Coming Apart de Body/Head, c’est moins un album qu’une atmosphère, un lieu mental étrange et flottant dans lequel on entre sans trop savoir si l’on va y rester, s’y perdre, ou y revenir. Kim Gordon et Bill Nace ne cherchent pas à composer des morceaux à proprement parler, mais à sculpter une ambiance, à faire résonner le silence autant que le bruit.
Avec une note de 7.5/10, je reconnais à cette œuvre une force indéniable, surtout dans la manière dont elle crée un climat sonore très singulier, entre tension sourde et abandon progressif. Si tout ne m’a pas totalement embarqué, l’identité de l’album est marquante et cohérente.
Dès les premières secondes, Coming Apart enveloppe l’auditeur dans une brume épaisse de guitares distordues, de voix fantomatiques, de boucles sonores lentes et abrasives. L’ambiance est à la fois oppressante et méditative, comme si l’on était enfermé dans une pièce sans fenêtres, mais où chaque vibration devient palpable.
Il n’y a ici ni couplet ni refrain, ni ligne directrice évidente. Mais c’est justement dans cette non-linéarité que l’album trouve son langage : celui de l’errance, du flottement. On est dans une forme de rituel électrique, un espace sonore où l’introspection se mêle au malaise.
Ce que je trouve fort dans Coming Apart, c’est sa capacité à traduire des états émotionnels diffus — l’angoisse, la solitude, une forme de libération amère — sans les nommer frontalement. L’ambiance prime sur la narration, et tout l’album fonctionne presque comme une bande-son intérieure. Parfois, cela frôle l’hypnose. Parfois, l’ennui ou l’agacement guette, tant certains passages s’étirent jusqu’à l’épuisement. Mais ce flou fait partie de l’expérience.
Ce n’est pas toujours facile à écouter, ni toujours captivant sur la durée. Mais il y a là quelque chose d’authentique, de profondément sensoriel, qui mérite l’attention.
On peut aussi lire Coming Apart comme un reflet sonore d’un bouleversement personnel, celui de Kim Gordon après sa séparation. L’ambiance générale du disque semble traduire un monde intérieur qui s’effondre, mais qui cherche, dans le chaos, un nouveau point d’équilibre. Il y a de la douleur, certes, mais aussi une forme de renaissance dans cette désorientation.
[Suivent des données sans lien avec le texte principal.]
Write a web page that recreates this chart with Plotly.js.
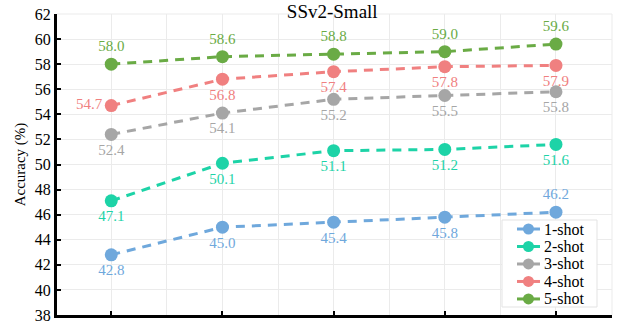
<!DOCTYPE html>
<html>
<head>
<meta charset="utf-8">
<script src="https://cdn.plot.ly/plotly-3.0.1.min.js"></script>
<style>
  html, body { margin: 0; padding: 0; background: #fff; }
  #chart { width: 621px; height: 325px; }
</style>
</head>
<body>
<div id="chart"></div>
<script>
// Training steps on the x axis
const steps = [0, 50, 100, 150, 200];

// Accuracy (%) for each shot setting
const shot1 = [42.8, 45.0, 45.4, 45.8, 46.2];
const shot2 = [47.1, 50.1, 51.1, 51.2, 51.6];
const shot3 = [52.4, 54.1, 55.2, 55.5, 55.8];
const shot4 = [54.7, 56.8, 57.4, 57.8, 57.9];
const shot5 = [58.0, 58.6, 58.8, 59.0, 59.6];

const seriesNames = ['1-shot', '2-shot', '3-shot', '4-shot', '5-shot'];
const seriesValues = [shot1, shot2, shot3, shot4, shot5];
const seriesColors = ['#6fa8dc', '#1dd3a7', '#a6a6a6', '#f08080', '#6aab45'];

// Where each value label sits relative to its marker
const labelPositions = [
  ['bottom center', 'bottom center', 'bottom center', 'bottom center', 'top center'],
  ['bottom center', 'bottom center', 'bottom center', 'bottom center', 'bottom center'],
  ['bottom center', 'bottom center', 'bottom center', 'bottom center', 'bottom center'],
  ['middle left', 'bottom center', 'bottom center', 'bottom center', 'bottom center'],
  ['top center', 'top center', 'top center', 'top center', 'top center']
];

const FONT = '"Liberation Serif", "Times New Roman", serif';

const traces = seriesNames.map((name, i) => ({
  x: steps,
  y: seriesValues[i],
  name: name,
  type: 'scatter',
  mode: 'lines+markers+text',
  text: seriesValues[i].map(v => v.toFixed(1)),
  textposition: labelPositions[i],
  textfont: { family: FONT, size: 15, color: seriesColors[i] },
  line: { color: seriesColors[i], width: 3, dash: '9px,7px' },
  marker: { color: seriesColors[i], size: 13 },
  cliponaxis: false,
  showlegend: false
}));

// Compact legend box in the lower right corner (paper coordinates)
const legendBox = { x0: 0.8018, x1: 0.973, y0: 0.0266, y1: 0.3156 };
const legendRowTop = 0.2857;      // centre of the first row
const legendRowStep = 0.0581;     // distance between rows
const legendLine = { x0: 0.8288, x1: 0.8703, xm: 0.8495 };
const legendTextX = 0.8739;

const shapes = [
  // light frame along the top and right edges of the plot area
  { type: 'line', xref: 'paper', yref: 'paper', x0: 0, x1: 1, y0: 1, y1: 1, line: { color: '#ebebeb', width: 1 } },
  { type: 'line', xref: 'paper', yref: 'paper', x0: 1, x1: 1, y0: 0, y1: 1, line: { color: '#ebebeb', width: 1 } },
  { type: 'rect', xref: 'paper', yref: 'paper', x0: legendBox.x0, x1: legendBox.x1, y0: legendBox.y0, y1: legendBox.y1,
    fillcolor: '#ffffff', line: { color: '#e3e3e3', width: 1 }, layer: 'above' }
];
const annotations = [];

seriesNames.forEach((name, i) => {
  const yc = legendRowTop - i * legendRowStep;
  shapes.push({ type: 'line', xref: 'paper', yref: 'paper', x0: legendLine.x0, x1: legendLine.x1, y0: yc, y1: yc,
    line: { color: seriesColors[i], width: 3 }, layer: 'above' });
  shapes.push({ type: 'circle', xref: 'paper', yref: 'paper', xsizemode: 'pixel', ysizemode: 'pixel',
    xanchor: legendLine.xm, yanchor: yc, x0: -5.5, x1: 5.5, y0: -5.5, y1: 5.5,
    fillcolor: seriesColors[i], line: { width: 0 }, layer: 'above' });
  annotations.push({ xref: 'paper', yref: 'paper', x: legendTextX, y: yc, xanchor: 'left', yanchor: 'middle',
    text: name, showarrow: false, font: { family: FONT, size: 16, color: '#000000' } });
});

const layout = {
  width: 621,
  height: 325,
  margin: { l: 57, r: 9, t: 14, b: 10 },
  paper_bgcolor: '#ffffff',
  plot_bgcolor: '#ffffff',
  font: { family: FONT, color: '#000000' },
  title: {
    text: 'SSv2-Small',
    font: { family: FONT, size: 19, color: '#000000' },
    x: 0.535, xanchor: 'center',
    y: 0.965, yanchor: 'middle'
  },
  xaxis: {
    range: [-24.4, 225.2],
    tickvals: steps,
    ticks: 'inside',
    ticklen: 4,
    tickwidth: 2,
    tickcolor: '#000000',
    ticklabelstandoff: 4,
    tickfont: { family: FONT, size: 16, color: '#000000' },
    showline: true,
    linecolor: '#000000',
    linewidth: 3,
    showgrid: true,
    gridcolor: '#ebebeb',
    gridwidth: 1,
    minor: { dtick: 25, tick0: 0, showgrid: true, gridcolor: '#ebebeb', gridwidth: 1, ticks: '' },
    zeroline: false,
    fixedrange: true
  },
  yaxis: {
    range: [38, 62],
    dtick: 2,
    tick0: 38,
    ticks: 'inside',
    ticklen: 4,
    tickwidth: 2,
    tickcolor: '#000000',
    tickfont: { family: FONT, size: 16, color: '#000000' },
    showline: true,
    linecolor: '#000000',
    linewidth: 3,
    showgrid: true,
    gridcolor: '#ebebeb',
    gridwidth: 1,
    zeroline: false,
    title: { text: 'Accuracy (%)', font: { family: FONT, size: 15, color: '#000000' }, standoff: 6 },
    fixedrange: true
  },
  shapes: shapes,
  annotations: annotations,
  showlegend: false
};

Plotly.newPlot('chart', traces, layout, { displayModeBar: false, staticPlot: true });
</script>
</body>
</html>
Ce n’est pas un album que l’on écoute pour ses morceaux, mais pour l’ambiance qu’il installe. Une ambiance dense, dérangeante, intime, qui ne cherche pas à séduire mais à être sincère. Coming Apart m’a parfois tenu à distance, mais il m’a aussi offert des moments de réelle immersion. Un disque qui impose son climat, même s’il ne se laisse pas totalement apprivoiser.